In practice, very few desktop/notebook/whatever users will see these problems. No reviews test for these types of errors, so you cannot try to buy drives which fail in less harmful ways. If you care enough, you will use file systems with checksumming designed to catch all the above errors and more (Btrfs and ZFS come to mind). They will at least notify you that it happened, and depending on the redundancy settings they may be able to rescue the destroyed data.
Finally! A year of moderation! Ready for 2019?

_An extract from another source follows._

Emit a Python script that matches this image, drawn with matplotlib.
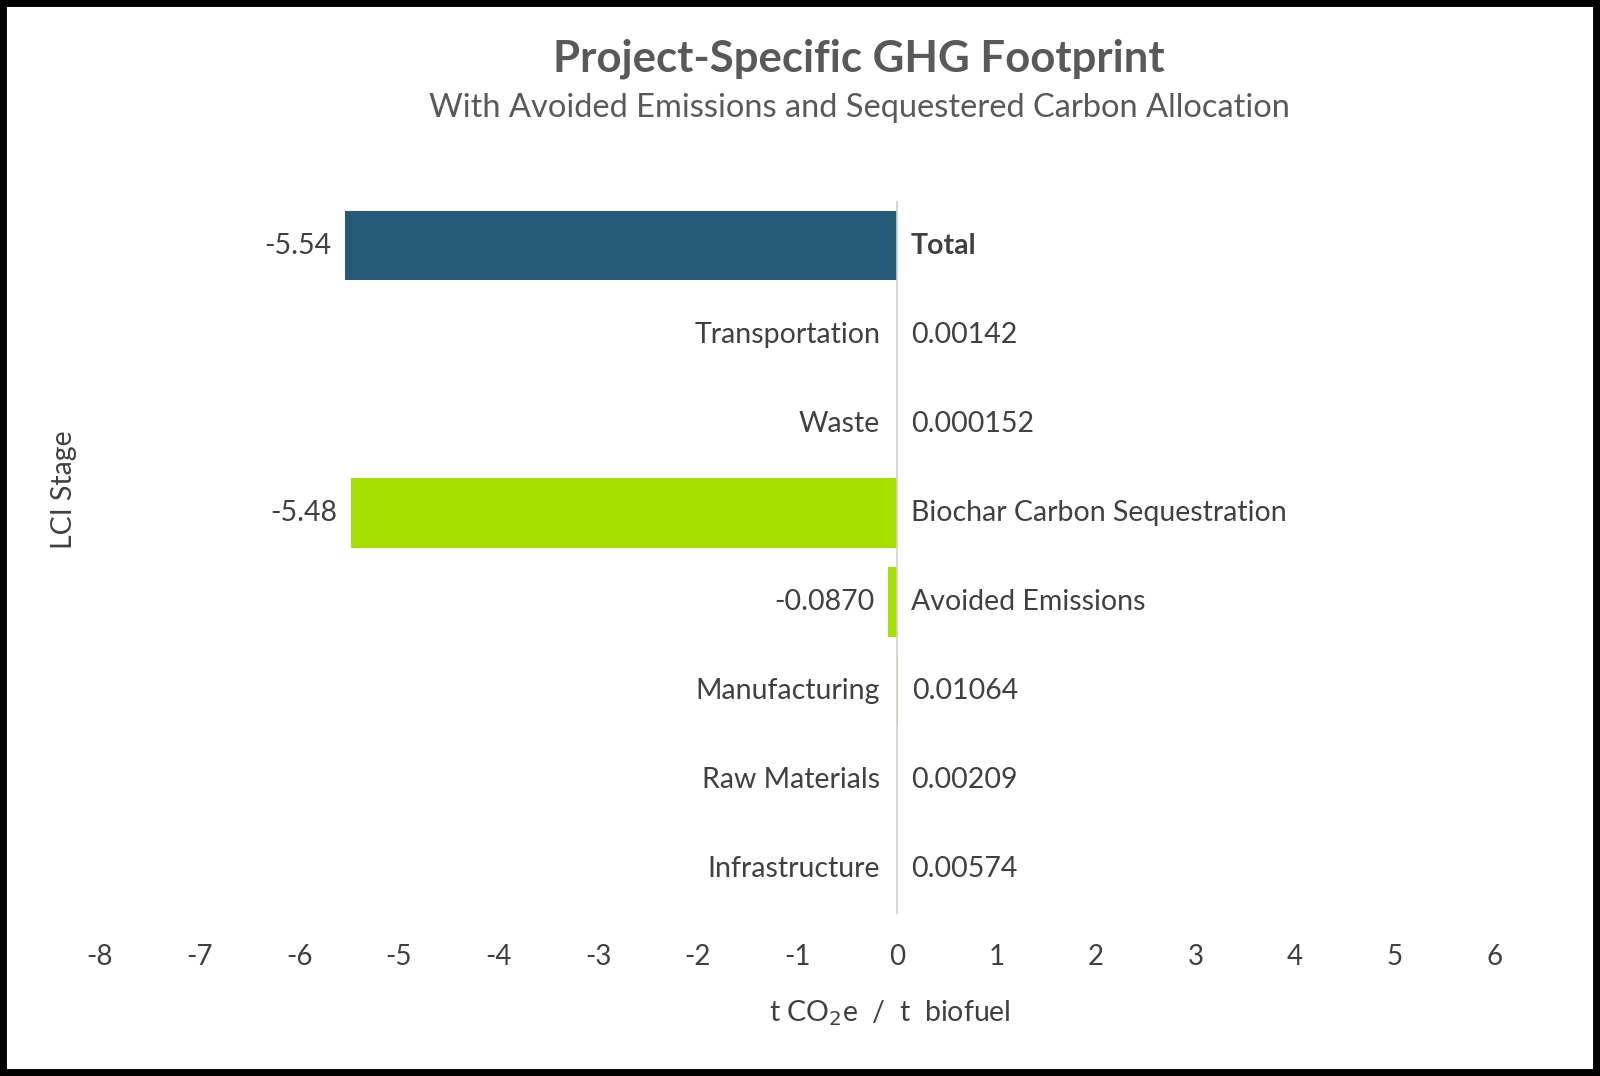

Given that we are talking about Kirk McKusick an appeal to authority is entirely fair. Just because he didn't have a bunch of citations or references listed at the bottom of the article does not mean they do not exist somewhere. For you to say it is a "fallacious" appeal to authority is unfair - it has not been proven as fallacious
It's usually up to the one who makes a claim to back it up with evidence, not for others to disprove it - and they can't either, because there's falsifiability here. If I show that my drive has NCQ that works, that still doesn't falsify his claim. I can't bloody well test every drive on the planet, so there's no way to disprove him.
So yes, this is appeal to authority and what you do is putting the onus on those who disagree to prove a negative.
He may be right, and he's certainly renown, but to jump from there to "therefore he is right" is bunk. Even Einstein and Feynman make wrong claims. No one is immune. So some evidence would be welcome.